A witness has told Hariri's family that he was stopped by two men outside the office and taken away. A Syrian official told the family that he would be released by the authorities if there was "no evidence against him." He gave no details.
"We are deeply concerned about our colleague Khaled al-Hariri, who has been missing in Syria for five days now," Reuters editor-in-chief Stephen Adler said.
"We continue to ask the Syrian authorities for their urgent assistance to help get Khaled home safely."
Hariri has worked in Syria for Reuters for more than 20 years. He has frequently photographed President Bashar al-Assad, his wife Asma and senior Syrian officials.

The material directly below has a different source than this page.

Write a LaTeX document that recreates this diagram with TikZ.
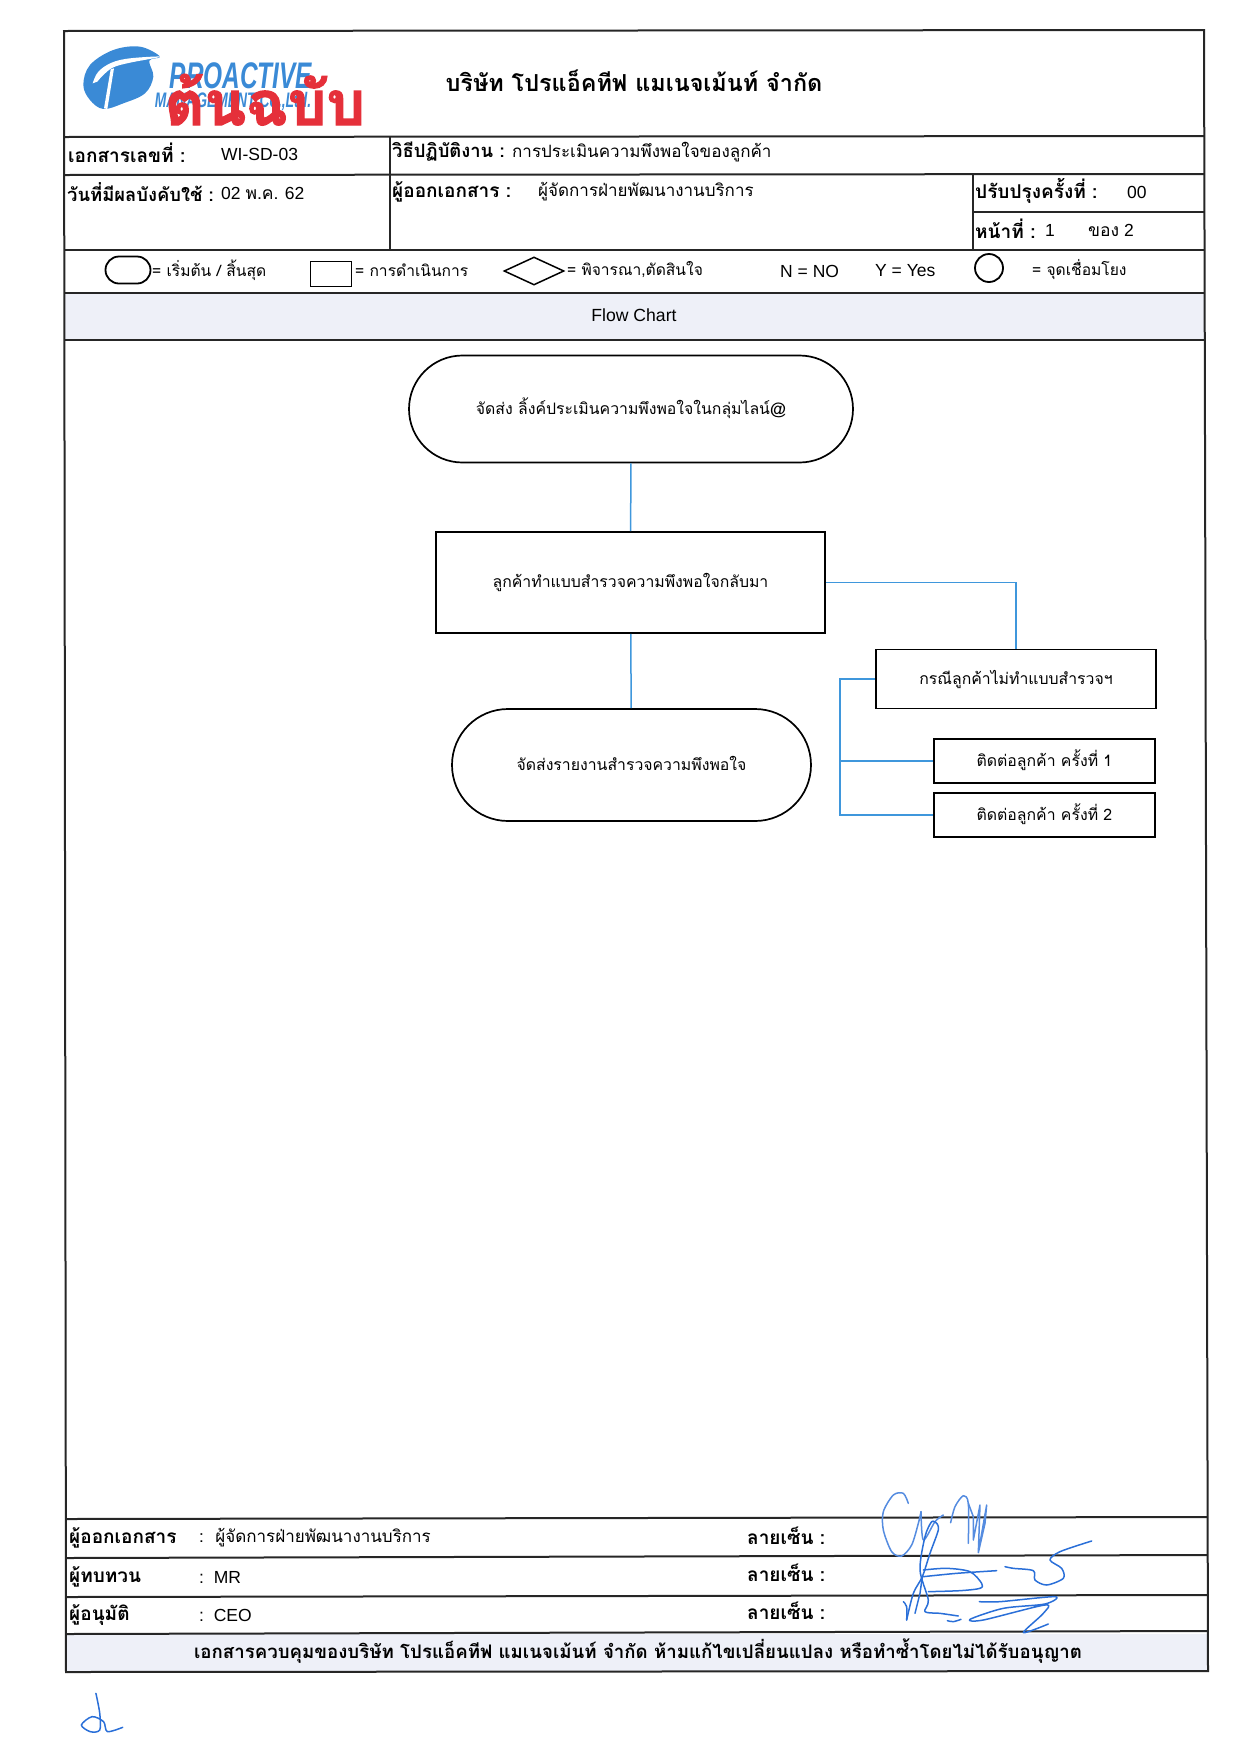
\documentclass[tikz,border=0pt]{standalone}
\usepackage{fontspec}
\setmainfont{Liberation Sans}
\newfontfamily\thaifont[Script=Thai]{Loma}
\newfontfamily\stampfont[Script=Thai,BoldFeatures={FakeBold=2}]{Loma}
\newfontfamily\logofont[FakeStretch=0.66]{Liberation Sans}
\usetikzlibrary{shapes.misc,shapes.geometric}
\definecolor{bandgrey}{HTML}{EEF0F8}
\definecolor{linkblue}{HTML}{3F97DC}
\definecolor{penblue}{HTML}{2A6FD8}
\definecolor{logoblue}{HTML}{3A8AD6}
\definecolor{stampred}{HTML}{E5303A}
\begin{document}
\begin{tikzpicture}[
		x=1pt,y=-1pt,
		rule/.style={line width=2pt,black!85},
		pillbox/.style={
			draw,
			rounded rectangle,
			line width=1.7pt,
			inner sep=0pt,
			text height=14pt,
			text depth=4pt,
			font=\thaifont\fontsize{15.8}{19}\selectfont
		},
		procbox/.style={
			draw,
			rectangle,
			line width=1.9pt,
			inner sep=0pt,
			text height=14pt,
			text depth=4pt,
			font=\thaifont\fontsize{15.8}{19}\selectfont
		},
		link/.style={linkblue, line width=1.5pt},
		lab/.style={anchor=west, inner sep=0pt, font=\thaifont\fontsize{17}{20}\selectfont},
		keylab/.style={anchor=west, inner sep=0pt, font=\thaifont\fontsize{15.6}{19}\selectfont},
		labb/.style={anchor=west, inner sep=0pt, font=\thaifont\bfseries\fontsize{19}{22}\selectfont},
		lat/.style={anchor=west, inner sep=0pt, font=\fontsize{17.5}{20}\selectfont},
		pen/.style={penblue, line width=1.5pt, line cap=round, line join=round}
		]
		\useasboundingbox (0,0) rectangle (1240,1754);
		
		% Bands
		\fill[bandgrey] (64,293) rectangle (1205,340);
		\fill[bandgrey] (66,1634) rectangle (1207,1672);
		
		% Frame
		\draw[rule] (64,31) -- (1204,30) -- (1208,1671) -- (66,1672) -- cycle;
		\draw[rule] (64,137) -- (1204,136);
		\draw[rule] (64,175) -- (1204,174);
		\draw[rule] (64,250) -- (1205,250);
		\draw[rule] (64,293) -- (1205,293);
		\draw[rule] (65,340) -- (1205,340);
		\draw[rule] (390,137) -- (390,250);
		\draw[rule] (973,174) -- (973,250);
		\draw[rule] (973,212) -- (1205,212);
		\draw[rule] (66,1519) -- (1207,1517);
		\draw[rule] (66,1558) -- (1207,1555);
		\draw[rule] (66,1597) -- (1207,1595);
		\draw[rule] (66,1634) -- (1207,1631);
		
		% Logo
		\begin{scope}[shift={(70,40)},x=.3333pt,y=-.3333pt]
			\fill[logoblue] plot[smooth cycle,tension=.6] coordinates {(40,135) (60,75) (130,30) (210,20) (270,50) (238,62) (250,110) (225,160) (160,190) (100,207) (60,180)};
			\fill[white] plot[smooth,tension=.6] coordinates {(68,130) (85,95) (125,68) (180,55) (272,50) (180,68) (130,82) (100,105) (82,125)} -- cycle;
			\fill[white] (122,88) -- (132,85) -- (112,207) -- (102,205) -- cycle;
		\end{scope}
		\node[text=logoblue, inner sep=0pt, font=\logofont\bfseries\itshape\fontsize{37}{37}\selectfont] (logoName) at (241,76) {PROACTIVE};
		\node[text=logoblue, inner sep=0pt, font=\logofont\bfseries\itshape\fontsize{21}{21}\selectfont] (logoSub) at (233,102) {MANAGEMENT Co.,Ltd.};
		\node[text=stampred, anchor=base, inner sep=0pt, font=\stampfont\bfseries\fontsize{61}{61}\selectfont] (stamp) at (265,125) {ต้นฉบับ};
		
		% Header
		\node[inner sep=0pt, font=\thaifont\bfseries\fontsize{23.4}{26}\selectfont] (company) at (634,81) {บริษัท โปรแอ็คทีฟ แมเนจเม้นท์ จำกัด};
		\node[labb] (docNoLab) at (68,153) {เอกสารเลขที่ :};
		\node[lat] (docNo) at (221,154) {WI-SD-03};
		\node[labb, font=\thaifont\bfseries\fontsize{18.4}{22}\selectfont] (wiLab) at (392,152) {วิธีปฏิบัติงาน :};
		\node[lab] (wi) at (512,152) {การประเมินความพึงพอใจของลูกค้า};
		\node[labb, font=\thaifont\bfseries\fontsize{18.4}{22}\selectfont] (dateLab) at (67,192) {วันที่มีผลบังคับใช้ :};
		\node[lat] (date) at (221,193) {02 {\thaifont พ.ค.} 62};
		\node[labb] (issuerLab) at (392,192) {ผู้ออกเอกสาร :};
		\node[lab] (issuer) at (538,192) {ผู้จัดการฝ่ายพัฒนางานบริการ};
		\node[labb] (revLab) at (975,191) {ปรับปรุงครั้งที่ :};
		\node[lat] (rev) at (1127,192) {00};
		\node[labb] (pageLab) at (975,229) {หน้าที่ :};
		\node[lat] (page) at (1045,230) {1};
		\node[lat] (pageOf) at (1088,230) {{\thaifont ของ} 2};
		
		% Legend
		\node[draw, rounded rectangle, line width=1.8pt, minimum width=45pt, minimum height=27pt, inner sep=0pt] (keyPill) at (128,270) {};
		\node[keylab] (keyPillLab) at (152,270) {= เริ่มต้น / สิ้นสุด};
		\node[draw, line width=1.8pt, minimum width=41pt, minimum height=25pt, inner sep=0pt] (keyRect) at (331,274) {};
		\node[keylab] (keyRectLab) at (355,270) {= การดำเนินการ};
		\node[draw, diamond, aspect=2.2, line width=1.5pt, minimum width=60pt, minimum height=28pt, inner sep=0pt] (keyDiamond) at (534,271) {};
		\node[keylab] (keyDiamondLab) at (567,270) {= พิจารณา,ตัดสินใจ};
		\node[lat] (keyNo) at (780,271) {N = NO};
		\node[lat] (keyYes) at (875,271) {Y = Yes};
		\node[draw, circle, line width=1.8pt, minimum size=28pt, inner sep=0pt] (keyCircle) at (989,268) {};
		\node[keylab] (keyCircleLab) at (1032,270) {= จุดเชื่อมโยง};
		\node[inner sep=0pt, font=\fontsize{17.6}{20}\selectfont] (flowTitle) at (634,315) {Flow Chart};
		
		% Flow
		\node[pillbox, minimum width=444pt, minimum height=107pt] (send) at (631,409) {จัดส่ง ลิ้งค์ประเมินความพึงพอใจในกลุ่มไลน์@};
		\node[procbox, minimum width=389pt, minimum height=101pt] (survey) at (630.5,582.5) {ลูกค้าทำแบบสำรวจความพึงพอใจกลับมา};
		\node[pillbox, minimum width=359pt, minimum height=112pt] (report) at (631.5,765) {จัดส่งรายงานสำรวจความพึงพอใจ};
		\node[procbox, minimum width=280pt, minimum height=59pt] (noreply) at (1016,679) {กรณีลูกค้าไม่ทำแบบสำรวจฯ};
		\node[procbox, minimum width=221pt, minimum height=44pt] (callOne) at (1044.5,761) {ติดต่อลูกค้า ครั้งที่ 1};
		\node[procbox, minimum width=221pt, minimum height=44pt] (callTwo) at (1044.5,815) {ติดต่อลูกค้า ครั้งที่ 2};
		\coordinate (busEnd) at (840,815);
		
		\draw[link] (send) -- (survey);
		\draw[link] (survey) -- (report);
		\draw[link] (survey.east) -| (noreply.north);
		\draw[link] (noreply.west) -| (busEnd) -- (callTwo.west);
		\draw[link] (callOne.west) -- (callOne.west -| busEnd);
		
		% Sign-off
		\node[labb] (issuedLab) at (69,1538) {ผู้ออกเอกสาร};
		\node[lab] (issued) at (199,1538) {:\ \ ผู้จัดการฝ่ายพัฒนางานบริการ};
		\node[labb] (reviewLab) at (69,1577) {ผู้ทบทวน};
		\node[lat] (review) at (199,1577) {:\ \ MR};
		\node[labb] (approveLab) at (69,1615) {ผู้อนุมัติ};
		\node[lat] (approve) at (199,1615) {:\ \ CEO};
		\node[labb] (signOne) at (747,1536) {ลายเซ็น :};
		\node[labb] (signTwo) at (747,1573) {ลายเซ็น :};
		\node[labb] (signThree) at (747,1611) {ลายเซ็น :};
		\node[inner sep=0pt, font=\thaifont\bfseries\fontsize{18.65}{22}\selectfont] (notice) at (638,1651) {เอกสารควบคุมของบริษัท โปรแอ็คทีฟ แมเนจเม้นท์ จำกัด ห้ามแก้ไขเปลี่ยนแปลง หรือทำซ้ำโดยไม่ได้รับอนุญาต};
		
		% Signatures
		\begin{scope}[shift={(860,1480)},x=.3333pt,y=-.3333pt]
			\draw[pen,penblue!80] plot[smooth] coordinates {(145,70) (130,40) (100,45) (70,95) (70,150) (95,215) (125,228) (155,195) (175,130) (183,95)};
			\draw[pen,penblue!80] plot[smooth] coordinates {(183,95) (190,180) (225,125) (250,105)};
			\draw[pen,penblue!80] plot[smooth] coordinates {(272,128) (285,80) (310,47) (325,70) (325,190)};
			\draw[pen,penblue!80] (325,70) -- (340,110) -- (340,180) (340,180) -- (360,75) -- (355,218) -- (380,75) -- (375,130) -- (355,218);
			\draw[pen] plot[smooth] coordinates {(230,130) (215,125) (195,170) (180,270) (205,360) (195,395) (240,400) (295,408)};
			\draw[pen] plot[smooth] coordinates {(230,130) (235,150) (210,220) (187,290) (160,340) (140,420)};
			\draw[pen] plot[smooth] coordinates {(130,365) (140,380) (140,420)};
			\draw[pen] (165,400) -- (180,340) -- (187,290);
			\draw[pen] plot[smooth] coordinates {(190,270) (260,265) (330,275) (365,310) (360,325) (300,332) (205,335)};
			\draw[pen] plot[smooth] coordinates {(190,290) (290,280) (410,272)};
			\draw[pen] plot[smooth] coordinates {(435,260) (460,265) (520,272) (525,300) (560,315) (610,295) (605,265) (570,240) (600,215) (695,183)};
			\draw[pen] plot[smooth] coordinates {(262,422) (280,425) (303,418)};
			\draw[pen] plot[smooth,tension=.5] coordinates {(358,365) (420,365) (585,350) (555,372) (430,385) (330,418) (370,420) (555,375) (550,400) (490,458) (565,432)};
		\end{scope}
		\begin{scope}[shift={(50,1480)},x=.3827pt,y=-.3333pt]
			\draw[pen] plot[smooth] coordinates {(120,640) (130,700) (130,750) (105,755) (82,735) (110,710) (140,725) (150,755) (190,742)};
		\end{scope}
		
	\end{tikzpicture}
\end{document}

Hariri is one of four Reuters journalists to have been detained in the past week in Syria, where popular protests inspired by uprisings across the Arab world have posed the gravest challenge yet to Assad's 11-year rule. The three others, all foreigners, have been released and expelled.
A fifth Reuters journalist, Jordanian Khaled Yacoub Oweis, was not detained but was expelled on March 25 after five years as the news agency's correspondent in the Syrian capital.
Two Lebanese television journalists for Reuters were detained in Damascus last Saturday. They were held incommunicado for two days before being deported to Lebanon. On Tuesday, Amman correspondent Suleiman al-Khalidi, a Jordanian, was arrested in Damascus, held for three days and then expelled on Friday.
Syrian officials criticized Oweis's coverage as "false." They have made no official comment on the other journalists expelled. Reuters has stood by its coverage of events in Syria.
Also on Friday, the Associated Press said two of its journalists were ordered out of the country with less than an hour's notice.
Thousands of Syrians took to the streets after weekly prayers on Friday, defying security forces who fired tear gas and live ammunition and used batons to try and disperse protesters who have dismissed a limited reform gesture by Assad.
Witnesses said security forces killed at least three protesters in the Damascus suburb of Douma that day. Human rights groups say that dozens have been killed over the past two weeks and dozens more demonstrators have been arrested.
Reuters, part of New York-based Thomson Reuters, the leading information provider, employs some 3,000 journalists worldwide.
Reporting in English, Arabic and more than a dozen other languages, as well as providing video and photographs, it has had bureaux across the Middle East for well over a century.